The Guantánamo Treatment – Let’s Not Forget

America, land of the free, home of the brave, promoter of torture. Guantánamo bay detention centre was all over the media a few years back, but it has slowly slipped back under the media radar. The media can’t be entirely blamed, there’s so many horrible things happening all over the world, all of the time, that not all of it can be covered.

I wasn’t going to write much initially, but I started reading about Guantánamo in more depth and thought I should play my teeny, tiny part in bringing this political abortion back to life again. It’s recently come back into the news with the controversial trade of American Sgt. Bowe Bergdahl for five Taliban prisoners at the camp a couple of months back.

Guantánamo was opened in Cuba in January 2002, to hold people connected with Bush’s opponents of his shonky Global War on Terror. It held almost exclusively people from Afghanistan, Iraq, the horn of Africa and South East Asia. It’s been running for more than a decade and apparently costs just $1 million per prisoner per year. Bargain.

The US of A’s Office of Legal Council and Department of Justice ruled that the camp was outside of US legal jurisdiction. This basically handed a carte blanche to the camp’s operators, and assured no come back for Bush and his administration of sadists. A few years on and the Supreme Court gave prisoners some minimal protections, but nothing much to speak of.

In 2006, the UN called for it to be closed due to reports of abuse and torture, but the attempt failed. America are so powerful that they don’t have to listen anymore. Bush himself appointed Susan J Crawford to review practices within the complex and even she said, in an interview, that Mohammed al-Qahtani was tortured. So there is no doubt that this goes on. Whatever the US government says, it is irrefutable and barbaric.

One of Obama’s pledges before coming to power was that he would shut it down, he has made moves to try to hurry it’s decline. All have failed. Congress won’t budge.

As of March 2013 there were 166 detainees, and in total 779 men have spent some time there. Sefton Hall University Law School reviewed Department of Defence (DoD) data in 2005 for 517 of the prisoners.

What they found was shocking, as if we weren’t shocked enough already: 86% of prisoners weren’t even captured by the US, they were handed over by Pakistanis and Afghans for a bounty. The US military widely distributed flyers offering $5,000 for terrorist infidels. There’s a lot of people I know that I would happily send to jail for five grand. This does not seem like any kind of meaningful method for rounding up elite terrorists and locking them up without trial. The leaflets had promises like this written on them:

“You can receive millions of dollars for helping the anti-Taliban force catch al-Qaeda and Taliban murderers. This is enough money to take care of your family, your village, your tribe for the rest of your life — pay for livestock and doctors and school books and housing for all your people.”

Reports of torture, neglect and coercion are rife. A report by the Red Cross mentions “humiliating acts, solitary confinement, temperature extremes, use of forced positions” among other shady operations. The US government sweepingly rejected the Red Cross’ findings. A leaked report from the  International Committee of the Red Cross also mentioned exposure to loud noise or music, prolonged extreme temperatures and beatings.

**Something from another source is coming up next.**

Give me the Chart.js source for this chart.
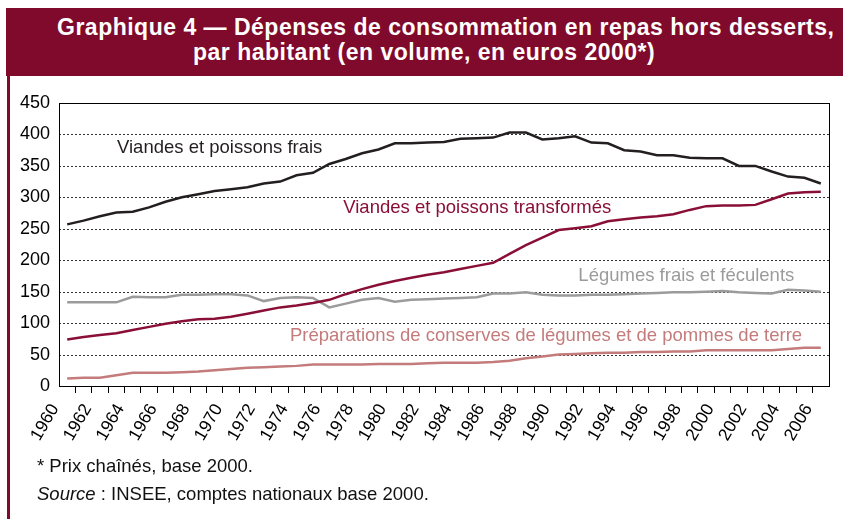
<!DOCTYPE html>
<html>
<head>
<meta charset="utf-8">
<script src="https://cdn.jsdelivr.net/npm/chart.js@4.4.0/dist/chart.umd.min.js"></script>
<style>
  body { margin: 0; width: 843px; height: 519px; background: #fff; position: relative; overflow: hidden; font-family: "Liberation Sans", Arial, sans-serif; }
  #bandeau { position: absolute; left: 6px; top: 8px; width: 837px; height: 68px; background: #7f0a2b; color: #fff; font-weight: bold; font-size: 23px; line-height: 23px; letter-spacing: 0.5px; }
  #bandeau div { position: absolute; white-space: nowrap; }
  #trait { position: absolute; left: 7px; top: 76px; width: 3px; height: 443px; background: #7f0a2b; }
  #zone { position: absolute; left: 0; top: 80px; width: 843px; height: 380px; }
  .note { position: absolute; left: 37px; font-size: 18.5px; line-height: 18.5px; color: #111; white-space: nowrap; }
</style>
</head>
<body>
<div id="bandeau">
  <div style="left:51px; top:7.5px;">Graphique 4 — Dépenses de consommation en repas hors desserts,</div>
  <div style="left:187px; top:32.5px;">par habitant (en volume, en euros 2000*)</div>
</div>
<div id="trait"></div>
<div id="zone"><canvas id="graphique"></canvas></div>
<div class="note" style="top:457px;">* Prix chaînés, base 2000.</div>
<div class="note" style="top:485px;"><i>Source</i> : INSEE, comptes nationaux base 2000.</div>

<script>
// Données (euros 2000 par habitant)
const annees = [1960, 1961, 1962, 1963, 1964, 1965, 1966, 1967, 1968, 1969,
  1970, 1971, 1972, 1973, 1974, 1975, 1976, 1977, 1978, 1979,
  1980, 1981, 1982, 1983, 1984, 1985, 1986, 1987, 1988, 1989,
  1990, 1991, 1992, 1993, 1994, 1995, 1996, 1997, 1998, 1999,
  2000, 2001, 2002, 2003, 2004, 2005, 2006];

const viandesFrais = [257, 263, 270, 276, 277, 284, 293, 300, 305, 310,
  313, 316, 322, 325, 335, 339, 353, 361, 370, 376,
  386, 386, 387, 388, 393, 394, 395, 403, 403, 392,
  394, 397, 387, 386, 375, 373, 367, 367, 363, 362,
  362, 350, 350, 341, 333, 331, 322];

const viandesTransformees = [74, 78, 81, 84, 89, 94, 99, 103, 106, 107,
  110, 115, 120, 125, 128, 132, 137, 146, 154, 161,
  167, 172, 177, 181, 186, 191, 196, 210, 224, 236,
  248, 251, 254, 262, 265, 268, 270, 273, 280, 286,
  287, 287, 288, 297, 306, 308, 309];

const legumesFrais = [133, 133, 133, 133, 142, 141, 141, 145, 145, 146,
  146, 144, 135, 140, 141, 140, 125, 131, 137, 140,
  134, 137, 138, 139, 140, 141, 147, 147, 149, 145,
  144, 144, 145, 145, 146, 147, 148, 149, 149, 150,
  151, 149, 148, 147, 153, 152, 150];

const preparationsLegumes = [12, 13, 13, 17, 21, 21, 21, 22, 23, 25,
  27, 29, 30, 31, 32, 34, 34, 34, 34, 35,
  35, 35, 36, 37, 37, 37, 38, 40, 44, 47,
  50, 51, 52, 53, 53, 54, 54, 55, 55, 57,
  57, 57, 57, 57, 59, 61, 61];

const nomsSeries = [
  "Viandes et poissons frais",
  "Viandes et poissons transformés",
  "Légumes frais et féculents",
  "Préparations de conserves de légumes et de pommes de terre"
];
const couleurs = ["#231f20", "#8a0f36", "#9b9b9b", "#c47b7b"];

// étiquettes posées dans le graphique : [indice de catégorie, valeur]
const positionsEtiquettes = [[3.04, 371], [16.85, 275], [31.2, 167], [13.6, 72]];

const transparent = "rgba(0,0,0,0)";

// lignes pointillées horizontales
const grille = {
  id: "grille",
  beforeDatasetsDraw(chart) {
    const { ctx, chartArea: a, scales } = chart;
    ctx.save();
    ctx.strokeStyle = "#333";
    ctx.lineWidth = 1;
    ctx.setLineDash([2, 2]);
    scales.y.ticks.forEach(t => {
      if (t.value === 0 || t.value === 450) return;
      const y = Math.round(scales.y.getPixelForValue(t.value)) + 0.5;
      ctx.beginPath();
      ctx.moveTo(a.left, y);
      ctx.lineTo(a.right, y);
      ctx.stroke();
    });
    ctx.restore();
  }
};

// cadre, années inclinées et noms des séries
const cadre = {
  id: "cadre",
  afterDraw(chart) {
    const { ctx, chartArea: a, scales } = chart;
    ctx.save();
    ctx.strokeStyle = "#000";
    ctx.lineWidth = 1;
    ctx.strokeRect(Math.round(a.left) + 0.5, Math.round(a.top) + 0.5, Math.round(a.right - a.left), Math.round(a.bottom - a.top));

    // années : fin du texte sur le trait de graduation, inclinées à 60°
    ctx.fillStyle = "#000";
    ctx.font = "17.5px 'Liberation Sans Narrow', 'Liberation Sans', Arial, sans-serif";
    ctx.textAlign = "right";
    ctx.textBaseline = "alphabetic";
    annees.forEach((an, i) => {
      if (an % 2 !== 0) return;
      const x = scales.x.getPixelForValue(i - 0.5);
      ctx.save();
      ctx.translate(x, a.bottom + 22);
      ctx.rotate(-Math.PI / 3);
      ctx.fillText(String(an), 0, 0);
      ctx.restore();
    });

    ctx.font = "18.5px 'Liberation Sans', Arial, sans-serif";
    ctx.textAlign = "left";
    nomsSeries.forEach((nom, i) => {
      const p = positionsEtiquettes[i];
      ctx.fillStyle = couleurs[i];
      ctx.fillText(nom, scales.x.getPixelForValue(p[0]), scales.y.getPixelForValue(p[1]));
    });
    ctx.restore();
  }
};

const series = [viandesFrais, viandesTransformees, legumesFrais, preparationsLegumes];

new Chart(document.getElementById("graphique"), {
  type: "line",
  data: {
    labels: annees,
    datasets: series.map((valeurs, i) => ({
      label: nomsSeries[i],
      data: valeurs,
      borderColor: couleurs[i],
      borderWidth: 2.5,
      pointRadius: 0,
      tension: 0,
      fill: false
    }))
  },
  options: {
    responsive: true,
    maintainAspectRatio: false,
    animation: false,
    layout: { padding: { top: 23, right: 14, left: 0, bottom: 0 } },
    plugins: { legend: { display: false }, tooltip: { enabled: false } },
    scales: {
      x: {
        type: "category",
        offset: true,
        afterFit: s => { s.height = 74; },
        grid: {
          offset: true,
          drawOnChartArea: false,
          drawTicks: true,
          tickLength: 7,
          tickColor: c => (c.index === undefined || c.index === 0) ? transparent : "#000",
          tickWidth: 1
        },
        border: { display: true, color: "#000", width: 1 },
        ticks: { display: false, autoSkip: false }
      },
      y: {
        min: 0,
        max: 450,
        afterFit: s => { s.width = 59; },
        grid: { display: false, drawTicks: false },
        border: { display: true, color: "#000", width: 1 },
        ticks: {
          stepSize: 50,
          padding: 9,
          color: "#000",
          font: { family: "'Liberation Sans', Arial, sans-serif", size: 18 }
        }
      }
    }
  },
  plugins: [grille, cadre]
});
</script>
</body>
</html>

In a New York Times interview, an FBI agent was quoted as saying…

On a couple of occasions, I entered interview rooms to find a detainee chained hand and foot in a fetal position to the floor, with no chair, food or water. Most times, they had urinated or defecated on themselves and had been left there for 18, 24 hours or more.

Many released prisoners have complained of enduring beatings, sleep deprivation, prolonged constraint in uncomfortable positions, prolonged hooding, sexual and cultural humiliation, forced injections, and other physical and psychological mistreatment during their detention.

It is important to remind ourselves at this point that these people are mostly not terrorists, many, if not the majority are blameless and have no knowledge of terrorism at all.  The New York Times reported that of the hundreds of detainees, no more than 24 were closely linked to al-Qaeda, and that only very limited information could have been received from questioning, however harsh.

I always like to give both sides to a story though, so here’s a quote from Dick Cheney in 2005:

There isn’t any other nation in the world that would treat people who were determined to kill Americans the way we’re treating these people. They’re living in the tropics. They’re well fed. They’ve got everything they could possibly want.

He has such a well suited forename doesn’t he?

The “Tipton Three” – you may remember from the news, three UK citizens who were locked in Guantánamo for a couple of years after no trial. They were eventually repatriated to the UK and released without charge the next day. They claim that they were repeatedly punched, kicked, slapped, forcibly injected with drugs, deprived of sleep, hooded, photographed naked, and subjected to full cavity searches, and religious and sexual humiliations.

These guys are holding people prisoner for no reason, with no trial and torturing them, and we’re all letting it happen.

I’ll end with a quote from living legend, Noam Chomsky:

If we don’t believe in freedom of expression for people we despise, we don’t believe in it at all.